Is The State Of The Union Happening? Pelosi & Trump Have Been Going Back & Forth All Week

The political feud between President Donald Trump and Speaker of the House Nancy Pelosi continued Wednesday as Pelosi sent a letter to Trump to inform him that there would be no State of the Union address in the House chamber until the government shutdown was brought to an end.

“When I extended an invitation on January 3rd for you to deliver the State of the Union address, it was on the mutually agreed upon date, January 29th.
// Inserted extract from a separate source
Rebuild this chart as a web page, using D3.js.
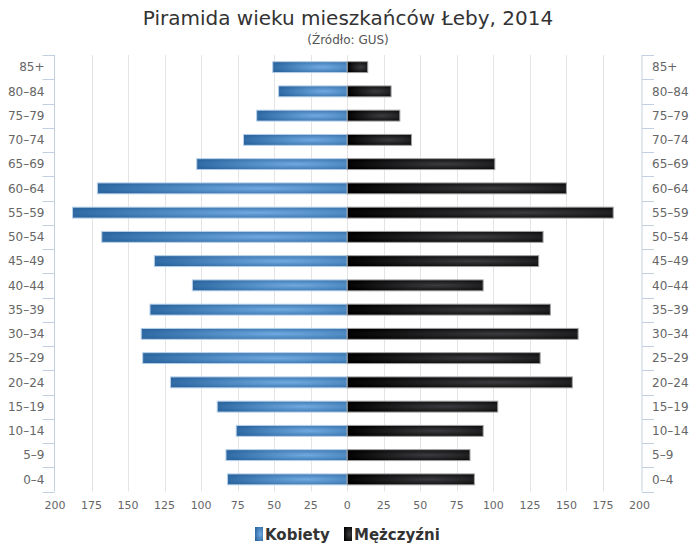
<!DOCTYPE html>
<html>
<head>
<meta charset="utf-8">
<script src="https://cdn.jsdelivr.net/npm/d3@7/dist/d3.min.js"></script>
<style>
  body { margin: 0; background: #fff; }
  text { font-family: "DejaVu Sans", Verdana, sans-serif; }
</style>
</head>
<body>
<script>
const width = 696;
const height = 557;

// age groups, top of the pyramid first
const ageGroups = ["85+", "80-84", "75-79", "70-74", "65-69", "60-64", "55-59", "50-54",
  "45-49", "40-44", "35-39", "30-34", "25-29", "20-24", "15-19", "10-14", "5-9", "0-4"];
const women = [51, 47, 62, 71, 103, 171, 188, 168, 132, 106, 135, 141, 140, 121, 89, 76, 83, 82];
const men = [14, 30, 36, 44, 101, 150, 182, 134, 131, 93, 139, 158, 132, 154, 103, 93, 84, 87];
const valueTicks = [-200, -175, -150, -125, -100, -75, -50, -25, 0, 25, 50, 75, 100, 125, 150, 175, 200];
const seriesNames = ["Kobiety", "Mężczyźni"];

const plot = { left: 55, right: 639.5, top: 55, bottom: 491.5 };

const svg = d3.select("body").append("svg")
  .attr("width", width)
  .attr("height", height);

const defs = svg.append("defs");
function radial(id, light, dark) {
  const g = defs.append("radialGradient").attr("id", id)
    .attr("cx", 0.66).attr("cy", 0.5).attr("r", 0.7);
  g.append("stop").attr("offset", 0).attr("stop-color", light);
  g.append("stop").attr("offset", 1).attr("stop-color", dark);
}
radial("gradBlue", "#70aae0", "#2c67a1");
radial("gradBlack", "#3c3c40", "#000000");

const x = d3.scaleLinear().domain([-200, 200]).range([plot.left, plot.right]);
const y = d3.scaleBand().domain(ageGroups).range([plot.top, plot.bottom])
  .paddingInner(0.55).paddingOuter(0.275);
const step = y.step();

// title
svg.append("text")
  .attr("x", width / 2).attr("y", 25)
  .attr("text-anchor", "middle")
  .attr("font-size", 20).attr("fill", "#333")
  .text("Piramida wieku mieszkańców Łeby, 2014");
svg.append("text")
  .attr("x", width / 2).attr("y", 44)
  .attr("text-anchor", "middle")
  .attr("font-size", 12).attr("fill", "#555")
  .text("(Źródło: GUS)");

// vertical grid lines
svg.append("g").selectAll("line")
  .data(valueTicks.slice(1, -1))
  .join("line")
  .attr("x1", d => Math.round(x(d)) + 0.5).attr("x2", d => Math.round(x(d)) + 0.5)
  .attr("y1", plot.top).attr("y2", plot.bottom)
  .attr("stroke", "#e4e4e4");

// category axes (left and right), ticks between categories
const edges = ageGroups.map(d => y(d) - step * y.paddingInner() / 2)
  .concat([plot.bottom]);
function categoryAxis(xLine, dir) {
  const g = svg.append("g");
  g.append("line")
    .attr("x1", xLine).attr("x2", xLine)
    .attr("y1", plot.top).attr("y2", plot.bottom)
    .attr("stroke", "#c0d0e0");
  g.selectAll("line.tick").data(edges).join("line")
    .attr("class", "tick")
    .attr("x1", xLine).attr("x2", xLine + dir * 12)
    .attr("y1", d => Math.round(d) + 0.5).attr("y2", d => Math.round(d) + 0.5)
    .attr("stroke", "#c0d0e0");
  g.selectAll("text").data(ageGroups).join("text")
    .attr("x", xLine + dir * 10)
    .attr("y", d => y(d) + y.bandwidth() / 2)
    .attr("dy", "0.35em")
    .attr("text-anchor", dir < 0 ? "end" : "start")
    .attr("font-size", 12).attr("fill", "#666")
    .text(d => d.replace("-", "–"));
}
categoryAxis(plot.left - 0.5, -1);
categoryAxis(plot.right + 2.5, 1);

// value axis labels
svg.append("g").selectAll("text")
  .data(valueTicks)
  .join("text")
  .attr("x", d => x(d))
  .attr("y", 509)
  .attr("text-anchor", "middle")
  .attr("font-size", 11).attr("fill", "#666")
  .text(d => Math.abs(d));

// bars
const bars = svg.append("g");
bars.selectAll("rect.w").data(ageGroups).join("rect")
  .attr("class", "w")
  .attr("x", (d, i) => x(-women[i]))
  .attr("width", (d, i) => x(0) - x(-women[i]))
  .attr("y", d => y(d))
  .attr("height", y.bandwidth())
  .attr("fill", "url(#gradBlue)")
  .attr("stroke", "#b8d0ea").attr("stroke-width", 1);
bars.selectAll("rect.m").data(ageGroups).join("rect")
  .attr("class", "m")
  .attr("x", x(0))
  .attr("width", (d, i) => x(men[i]) - x(0))
  .attr("y", d => y(d))
  .attr("height", y.bandwidth())
  .attr("fill", "url(#gradBlack)")
  .attr("stroke", "#a0a0a0").attr("stroke-width", 1);

// legend
const legendItems = [
  { name: seriesNames[0], fill: "url(#gradBlue)", x: 255 },
  { name: seriesNames[1], fill: "url(#gradBlack)", x: 344 }
];
const legend = svg.append("g").selectAll("g").data(legendItems).join("g")
  .attr("transform", d => `translate(${d.x},527)`);
legend.append("rect")
  .attr("width", 8).attr("height", 14)
  .attr("fill", d => d.fill);
legend.append("text")
  .attr("x", 10).attr("y", 13)
  .attr("font-size", 15).attr("font-weight", "bold").attr("fill", "#333")
  .text(d => d.name);
</script>
</body>
</html>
At that time, there was no thought that the government would still be shut down,” Pelosi’s letter said.

“I am writing to inform you that the House of Representatives will not consider a concurrent resolution authorizing the President’s State of the Union address in the House Chamber until government has opened,” Pelosi wrote.

Both the House and the Senate would need to pass resolutions to hold a Joint Session of Congress prior to the president coming to Capitol Hill to deliver the annual address, CNN reports. As House Speaker, Pelosi control the chamber’s proceedings and would have to call for a vote for the president’s visit to the Capitol.

“Again, I look forward to welcoming you to the House on a mutually agreeable date for this address when government has been opened,” Pelosi's letter concluded.

After receiving Pelosi’s letter, Trump told reporters at the White House he was “not surprised” by Pelosi’s decision to rescind her invitation.

“I’m not surprised. It’s really a shame what’s happening with the Democrats, they’ve become radicalized,” Trump said when he was asked for a response to the speaker’s letter during a photo-op in the Roosevelt Room.

“The State of the Union has been canceled by Nancy Pelosi because she doesn’t want to hear the truth, she doesn't want the American people to hear what's going on,” Trump later said. “Now Nancy Pelosi, or Nancy as I call her, she doesn’t want to hear the truth and she doesn't want to hear the American people to hear the truth,” Trump said.

“I think that’s a great blotch on the great country we all love, it's a great, great horrible mark. I don't believe it's ever happened before,” Trump said. “It’s always good to be part of history but this is a negative part of history. This is where people are afraid to open up and say what's going on.”

Pelosi, according to ABC News, had initially invited Trump to deliver the State of the Union address in a letter on January 3rd, after the government shutdown began on December 22nd of last year. As the government shutdown continued on, Pelosi wrote again to Trump, urging him to postpone the address due to security concerns since the law enforcement agencies tasked with protecting the Capitol during the address had been affected by the shutdown.

The Department of Homeland Security later dismissed those concerns, saying its agents had been preparing for this event for months and would be prepared whether the government was still shut down or not, CNN reports.

The president pushed the point on Wednesday, saying, “I just got back from Iraq. I was very safe in Iraq and I felt very safe. We had great, great security. If we can handle Iraq, we can handle the middle of Washington in a very, very spectacular building in a beautiful room, that we should be in and that's where it's been for a very long time.”

According to ABC News, Trump had still planned on delivering his State of the Union address at the Capitol as of Wednesday, writing in a new letter to Pelosi that he would be “honoring your invitation, and fulfilling my Constitutional duty, to deliver important information to the people and Congress of the United States of America regarding the State of our Union.”

“I look forward to seeing you on the evening on January 29th in the Chamber of the House of Representative,” Trump concluded his message. “It would be so very sad for our Country if the State of the Union were not delivered on time, on schedule, and very importantly, on location!”

Returning to the Capitol on Wednesday afternoon, Pelosi reiterated that Trump was not welcome at the Capitol until after the government had been reopened.

“I still make the offer: let's work together on a mutually agreeable date, as the original date was, mutually agreeable, so we can welcome him properly to the Capitol,” Pelosi said.